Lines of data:
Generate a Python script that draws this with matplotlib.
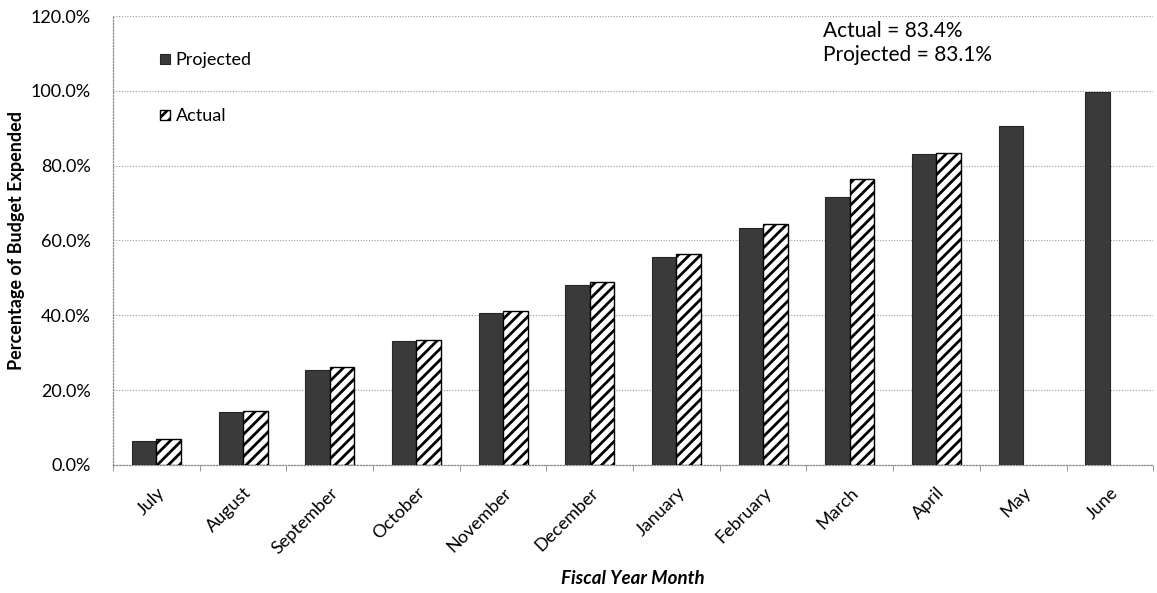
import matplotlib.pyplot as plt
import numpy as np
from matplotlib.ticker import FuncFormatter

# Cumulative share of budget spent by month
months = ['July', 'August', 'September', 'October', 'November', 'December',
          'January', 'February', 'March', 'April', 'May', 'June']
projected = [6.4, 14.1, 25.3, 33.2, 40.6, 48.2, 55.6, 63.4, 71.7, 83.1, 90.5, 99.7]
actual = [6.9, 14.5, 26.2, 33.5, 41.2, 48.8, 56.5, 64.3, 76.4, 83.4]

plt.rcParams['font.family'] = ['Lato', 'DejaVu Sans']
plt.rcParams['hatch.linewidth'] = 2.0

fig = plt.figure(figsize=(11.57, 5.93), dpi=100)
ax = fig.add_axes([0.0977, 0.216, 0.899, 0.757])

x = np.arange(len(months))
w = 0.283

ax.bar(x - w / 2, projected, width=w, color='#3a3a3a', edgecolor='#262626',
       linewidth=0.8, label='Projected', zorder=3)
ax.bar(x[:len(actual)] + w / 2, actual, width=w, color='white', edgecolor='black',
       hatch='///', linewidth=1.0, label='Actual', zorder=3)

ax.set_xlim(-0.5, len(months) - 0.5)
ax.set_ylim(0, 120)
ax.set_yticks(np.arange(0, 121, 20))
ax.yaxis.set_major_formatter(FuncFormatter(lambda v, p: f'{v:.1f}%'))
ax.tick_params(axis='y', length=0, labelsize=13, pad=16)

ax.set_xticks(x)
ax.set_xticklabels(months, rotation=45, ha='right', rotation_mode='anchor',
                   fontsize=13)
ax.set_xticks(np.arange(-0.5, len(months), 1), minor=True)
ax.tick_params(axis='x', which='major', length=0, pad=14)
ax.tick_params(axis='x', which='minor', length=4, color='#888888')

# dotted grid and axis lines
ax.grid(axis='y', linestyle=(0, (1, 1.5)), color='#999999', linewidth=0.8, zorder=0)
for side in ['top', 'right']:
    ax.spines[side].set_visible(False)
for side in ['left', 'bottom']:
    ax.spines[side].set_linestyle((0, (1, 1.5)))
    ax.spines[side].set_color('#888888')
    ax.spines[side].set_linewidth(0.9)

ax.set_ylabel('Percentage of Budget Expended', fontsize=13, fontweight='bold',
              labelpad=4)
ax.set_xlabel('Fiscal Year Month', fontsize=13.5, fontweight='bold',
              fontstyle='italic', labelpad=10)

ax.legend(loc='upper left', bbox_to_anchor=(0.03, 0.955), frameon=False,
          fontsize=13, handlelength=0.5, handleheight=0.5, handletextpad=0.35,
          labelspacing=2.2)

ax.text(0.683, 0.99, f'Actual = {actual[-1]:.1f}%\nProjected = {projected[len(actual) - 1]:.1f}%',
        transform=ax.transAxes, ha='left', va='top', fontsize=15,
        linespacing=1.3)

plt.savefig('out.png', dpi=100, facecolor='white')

==

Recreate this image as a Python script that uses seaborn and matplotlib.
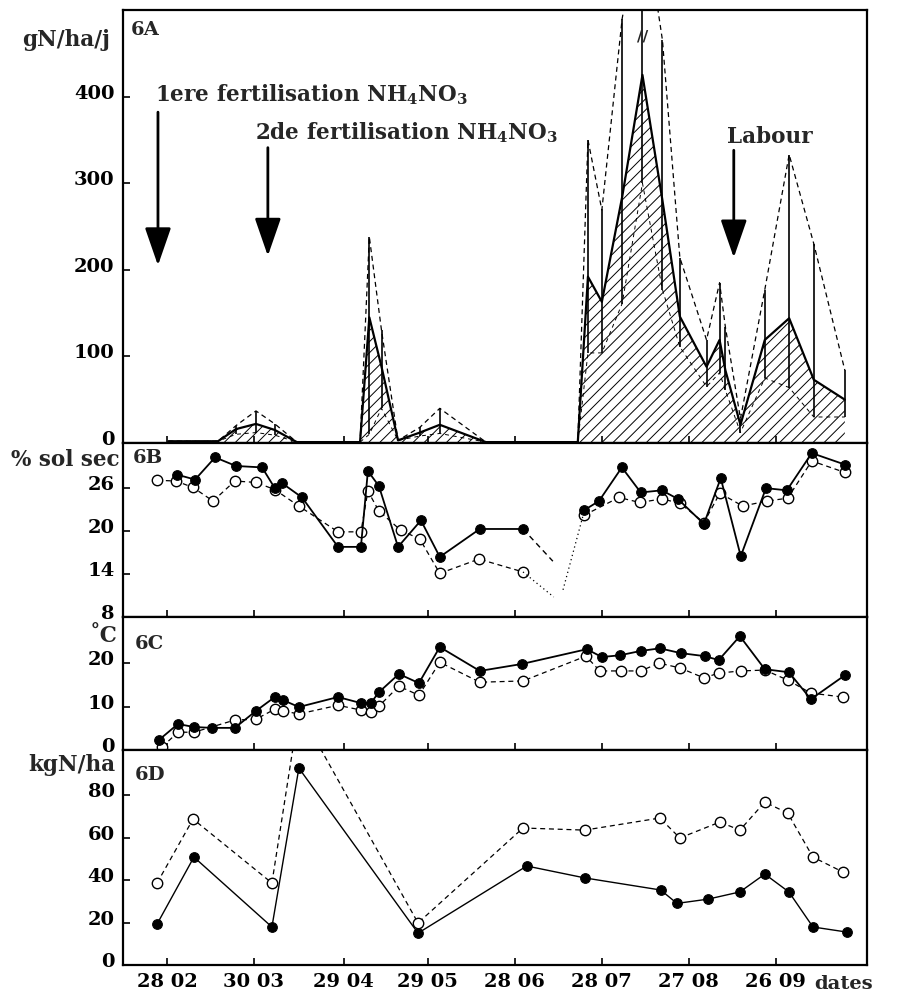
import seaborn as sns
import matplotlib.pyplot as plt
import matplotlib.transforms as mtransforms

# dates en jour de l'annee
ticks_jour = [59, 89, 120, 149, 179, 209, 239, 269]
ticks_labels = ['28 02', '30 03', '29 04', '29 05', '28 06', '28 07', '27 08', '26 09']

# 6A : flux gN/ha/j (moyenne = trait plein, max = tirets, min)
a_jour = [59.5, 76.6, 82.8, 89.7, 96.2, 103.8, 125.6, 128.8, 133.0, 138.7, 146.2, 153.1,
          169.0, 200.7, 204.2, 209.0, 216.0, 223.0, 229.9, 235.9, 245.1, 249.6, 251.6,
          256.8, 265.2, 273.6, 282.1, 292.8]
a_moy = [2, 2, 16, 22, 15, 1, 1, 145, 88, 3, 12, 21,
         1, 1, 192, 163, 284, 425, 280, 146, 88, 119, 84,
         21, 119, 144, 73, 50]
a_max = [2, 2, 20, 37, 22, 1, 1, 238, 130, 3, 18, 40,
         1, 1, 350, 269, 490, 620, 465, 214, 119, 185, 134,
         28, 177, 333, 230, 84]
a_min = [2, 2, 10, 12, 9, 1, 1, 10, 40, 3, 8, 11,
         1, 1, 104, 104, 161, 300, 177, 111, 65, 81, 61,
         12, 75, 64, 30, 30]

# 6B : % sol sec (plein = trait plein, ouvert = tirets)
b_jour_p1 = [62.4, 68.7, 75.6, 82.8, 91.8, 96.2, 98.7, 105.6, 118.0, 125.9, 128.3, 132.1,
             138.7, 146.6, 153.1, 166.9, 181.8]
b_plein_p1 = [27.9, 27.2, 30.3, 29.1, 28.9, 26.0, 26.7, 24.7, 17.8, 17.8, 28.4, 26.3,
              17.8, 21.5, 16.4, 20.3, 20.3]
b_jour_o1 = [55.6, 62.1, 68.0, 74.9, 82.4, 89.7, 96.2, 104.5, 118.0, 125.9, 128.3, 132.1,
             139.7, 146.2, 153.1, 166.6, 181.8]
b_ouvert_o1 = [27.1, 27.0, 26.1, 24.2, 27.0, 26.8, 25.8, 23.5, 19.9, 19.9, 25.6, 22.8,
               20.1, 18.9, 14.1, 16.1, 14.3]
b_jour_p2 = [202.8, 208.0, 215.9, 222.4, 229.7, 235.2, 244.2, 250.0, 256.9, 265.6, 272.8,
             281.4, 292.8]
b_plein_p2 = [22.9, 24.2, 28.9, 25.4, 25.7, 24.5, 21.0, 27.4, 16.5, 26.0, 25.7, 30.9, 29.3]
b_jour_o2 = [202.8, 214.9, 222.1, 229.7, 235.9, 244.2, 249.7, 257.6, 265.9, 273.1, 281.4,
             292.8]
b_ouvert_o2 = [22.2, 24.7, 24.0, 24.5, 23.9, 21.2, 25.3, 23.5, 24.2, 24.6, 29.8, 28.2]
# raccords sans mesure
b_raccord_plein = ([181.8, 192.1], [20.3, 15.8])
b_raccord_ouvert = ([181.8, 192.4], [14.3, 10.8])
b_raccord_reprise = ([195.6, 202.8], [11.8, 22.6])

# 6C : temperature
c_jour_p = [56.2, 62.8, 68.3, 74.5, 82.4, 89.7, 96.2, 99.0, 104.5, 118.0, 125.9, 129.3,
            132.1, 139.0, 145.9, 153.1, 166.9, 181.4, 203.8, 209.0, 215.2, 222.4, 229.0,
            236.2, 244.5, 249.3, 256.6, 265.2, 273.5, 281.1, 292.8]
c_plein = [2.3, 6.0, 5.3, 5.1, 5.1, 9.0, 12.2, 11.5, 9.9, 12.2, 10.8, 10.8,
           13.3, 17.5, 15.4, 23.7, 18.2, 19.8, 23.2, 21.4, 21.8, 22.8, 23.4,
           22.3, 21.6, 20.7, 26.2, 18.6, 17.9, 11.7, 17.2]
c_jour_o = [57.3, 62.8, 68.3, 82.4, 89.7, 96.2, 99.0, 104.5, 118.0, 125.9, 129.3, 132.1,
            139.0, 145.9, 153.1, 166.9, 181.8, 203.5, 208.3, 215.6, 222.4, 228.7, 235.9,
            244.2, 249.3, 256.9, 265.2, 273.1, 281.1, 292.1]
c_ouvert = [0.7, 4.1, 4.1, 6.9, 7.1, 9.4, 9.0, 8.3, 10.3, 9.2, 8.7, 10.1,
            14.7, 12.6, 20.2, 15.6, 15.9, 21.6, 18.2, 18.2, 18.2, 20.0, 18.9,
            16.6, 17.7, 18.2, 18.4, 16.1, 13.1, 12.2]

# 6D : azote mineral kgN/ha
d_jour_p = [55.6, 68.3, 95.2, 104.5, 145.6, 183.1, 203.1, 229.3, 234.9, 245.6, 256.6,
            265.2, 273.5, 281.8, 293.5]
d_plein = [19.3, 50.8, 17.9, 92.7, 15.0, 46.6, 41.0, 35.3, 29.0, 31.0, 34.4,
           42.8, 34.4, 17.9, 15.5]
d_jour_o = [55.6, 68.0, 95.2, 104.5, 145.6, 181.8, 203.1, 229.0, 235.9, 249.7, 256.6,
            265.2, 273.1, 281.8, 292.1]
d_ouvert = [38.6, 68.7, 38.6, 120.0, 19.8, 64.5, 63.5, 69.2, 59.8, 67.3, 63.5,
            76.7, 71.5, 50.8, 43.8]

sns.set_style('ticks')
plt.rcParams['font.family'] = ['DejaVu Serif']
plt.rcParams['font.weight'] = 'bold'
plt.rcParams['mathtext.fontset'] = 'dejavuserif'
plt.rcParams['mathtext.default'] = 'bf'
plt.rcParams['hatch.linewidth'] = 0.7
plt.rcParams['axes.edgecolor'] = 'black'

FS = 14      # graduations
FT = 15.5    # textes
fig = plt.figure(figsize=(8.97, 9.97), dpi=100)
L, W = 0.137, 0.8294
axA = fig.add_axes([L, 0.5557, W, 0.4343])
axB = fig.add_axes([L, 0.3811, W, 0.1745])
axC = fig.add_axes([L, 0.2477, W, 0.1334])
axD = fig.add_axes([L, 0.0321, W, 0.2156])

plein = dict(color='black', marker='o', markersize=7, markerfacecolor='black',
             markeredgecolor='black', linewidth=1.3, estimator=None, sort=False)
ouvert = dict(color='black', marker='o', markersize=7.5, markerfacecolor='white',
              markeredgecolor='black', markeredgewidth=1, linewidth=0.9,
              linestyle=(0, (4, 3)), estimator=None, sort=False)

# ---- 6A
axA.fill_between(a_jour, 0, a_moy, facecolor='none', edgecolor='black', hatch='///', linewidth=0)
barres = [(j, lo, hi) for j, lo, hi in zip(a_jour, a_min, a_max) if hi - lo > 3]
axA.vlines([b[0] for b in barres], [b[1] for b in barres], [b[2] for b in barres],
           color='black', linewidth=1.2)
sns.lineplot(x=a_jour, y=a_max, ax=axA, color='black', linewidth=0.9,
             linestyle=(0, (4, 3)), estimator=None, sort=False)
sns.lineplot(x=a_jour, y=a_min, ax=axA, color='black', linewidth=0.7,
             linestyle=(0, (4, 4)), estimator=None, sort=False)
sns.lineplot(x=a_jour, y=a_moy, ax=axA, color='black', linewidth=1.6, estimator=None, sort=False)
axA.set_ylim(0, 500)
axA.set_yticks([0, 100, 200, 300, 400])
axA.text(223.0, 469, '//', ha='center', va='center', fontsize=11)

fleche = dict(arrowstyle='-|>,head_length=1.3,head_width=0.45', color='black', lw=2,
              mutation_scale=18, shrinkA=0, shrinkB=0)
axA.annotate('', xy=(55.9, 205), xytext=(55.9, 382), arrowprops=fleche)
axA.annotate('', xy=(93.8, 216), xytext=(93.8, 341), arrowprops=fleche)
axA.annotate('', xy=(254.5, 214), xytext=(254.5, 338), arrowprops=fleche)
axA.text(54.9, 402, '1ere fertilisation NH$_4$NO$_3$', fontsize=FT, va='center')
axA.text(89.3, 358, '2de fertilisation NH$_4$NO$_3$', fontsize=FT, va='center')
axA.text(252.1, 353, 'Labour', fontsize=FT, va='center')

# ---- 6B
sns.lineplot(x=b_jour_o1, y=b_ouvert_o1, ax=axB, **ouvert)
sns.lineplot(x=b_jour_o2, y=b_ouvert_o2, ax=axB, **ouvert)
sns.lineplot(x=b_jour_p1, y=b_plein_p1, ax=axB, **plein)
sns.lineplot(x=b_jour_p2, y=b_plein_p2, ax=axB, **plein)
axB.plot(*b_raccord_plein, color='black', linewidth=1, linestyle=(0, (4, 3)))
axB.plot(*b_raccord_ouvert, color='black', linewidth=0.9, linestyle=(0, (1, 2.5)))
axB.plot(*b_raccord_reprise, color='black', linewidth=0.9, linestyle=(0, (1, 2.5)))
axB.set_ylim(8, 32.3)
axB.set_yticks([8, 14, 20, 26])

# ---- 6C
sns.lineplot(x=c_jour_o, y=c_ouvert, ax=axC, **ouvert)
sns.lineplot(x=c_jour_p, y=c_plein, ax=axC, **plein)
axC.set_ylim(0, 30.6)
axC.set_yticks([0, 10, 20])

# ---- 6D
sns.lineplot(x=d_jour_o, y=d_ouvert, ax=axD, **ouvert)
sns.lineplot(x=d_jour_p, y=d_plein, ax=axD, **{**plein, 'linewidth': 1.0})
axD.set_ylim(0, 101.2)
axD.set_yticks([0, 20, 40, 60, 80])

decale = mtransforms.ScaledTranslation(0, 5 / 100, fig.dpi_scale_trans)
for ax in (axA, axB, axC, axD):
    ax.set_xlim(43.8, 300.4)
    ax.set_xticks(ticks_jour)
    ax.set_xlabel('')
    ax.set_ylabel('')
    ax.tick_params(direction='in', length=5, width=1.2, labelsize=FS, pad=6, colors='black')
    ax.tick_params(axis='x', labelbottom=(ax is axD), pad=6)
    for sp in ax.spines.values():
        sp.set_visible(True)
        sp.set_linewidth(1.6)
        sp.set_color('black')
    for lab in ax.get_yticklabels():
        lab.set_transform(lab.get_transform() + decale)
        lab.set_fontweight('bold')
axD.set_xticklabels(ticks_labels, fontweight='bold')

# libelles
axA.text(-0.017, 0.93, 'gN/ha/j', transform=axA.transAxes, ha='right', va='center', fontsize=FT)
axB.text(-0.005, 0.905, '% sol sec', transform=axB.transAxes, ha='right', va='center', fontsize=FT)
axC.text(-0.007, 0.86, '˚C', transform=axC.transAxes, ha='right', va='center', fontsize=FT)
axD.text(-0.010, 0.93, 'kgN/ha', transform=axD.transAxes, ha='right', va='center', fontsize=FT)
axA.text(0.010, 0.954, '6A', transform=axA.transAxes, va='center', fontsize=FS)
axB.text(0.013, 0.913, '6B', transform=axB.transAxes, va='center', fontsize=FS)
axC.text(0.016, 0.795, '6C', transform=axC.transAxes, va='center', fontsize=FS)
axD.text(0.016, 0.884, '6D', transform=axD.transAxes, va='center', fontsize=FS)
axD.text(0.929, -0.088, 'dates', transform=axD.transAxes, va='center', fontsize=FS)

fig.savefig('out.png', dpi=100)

SHORT PROBLEM:
Beginning at the line above that contains "Generate a Python", repeat each line exactly through the one that contains "from matplotlib.ticker import FuncFormatter", and leave out the pictures.

SOLUTION FOR THIS EXERCISE:
Generate a Python script that draws this with matplotlib.
import matplotlib.pyplot as plt
import numpy as np
from matplotlib.ticker import FuncFormatter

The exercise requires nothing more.